Com essas linhas, espera-se que os profissionais da Administração Pública e das entidades do sistema ‘S’ que instruem no dia a dia processos de contratação de serviços singulares, possam melhor desenvolver as suas atribuições, com maior clareza e segurança na indicação de profissionais ou empresas notórias especialistas.”

De todo o exposto tem-se, enfim, que a notória especialização do profissional ou da empresa a ser contratada deve ser comprovada por todo e qualquer documento apto para esses fins, a exemplo dos citados no dispositivo reproduzido, não existindo, porém, um rol específico e taxativo, até porque os objetos das contratações são variáveis e sujeitos a mercados e regras cambiáveis.


[1] No mesmo sentido a previsão constante nos Regulamentos de Licitações e Contratos do SESC, do  SENAR, do SESCOOP, do SENAT e do SEST. Redações similares também se encontram no § 2° do art. 14 do Regulamento do SEBRAE, no § 1° do art. 14 do Regulamento da APEX e no parágrafo único do art. 11 do Regulamento da ABDI. Já os Regulamentos do SESI e do SENAI não tratam do tema.

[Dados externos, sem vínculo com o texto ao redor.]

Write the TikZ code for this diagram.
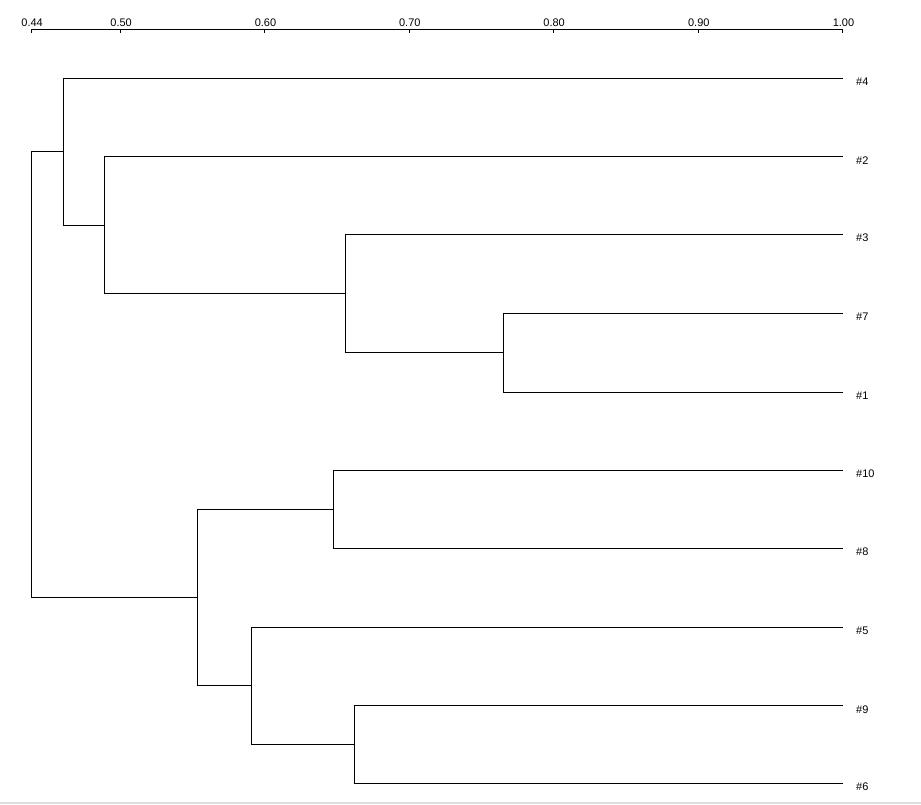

[2] Que exige, ainda, objeto singular e relativo a serviços técnicos especializados de natureza predominantemente intelectual.

[3] TCU. Acórdão 658/2010.

[4] NIEBUHR, Joel de Menezes. Dispensa e inexigibilidade de licitação pública, São Paulo: Dialética, 2003, p. 195.

[5] Op. cit., p. 54.

[6]  Aspectos jurídicos da Licitação – São Paulo: Saraiva, 1992, 3ª ed., p. 39.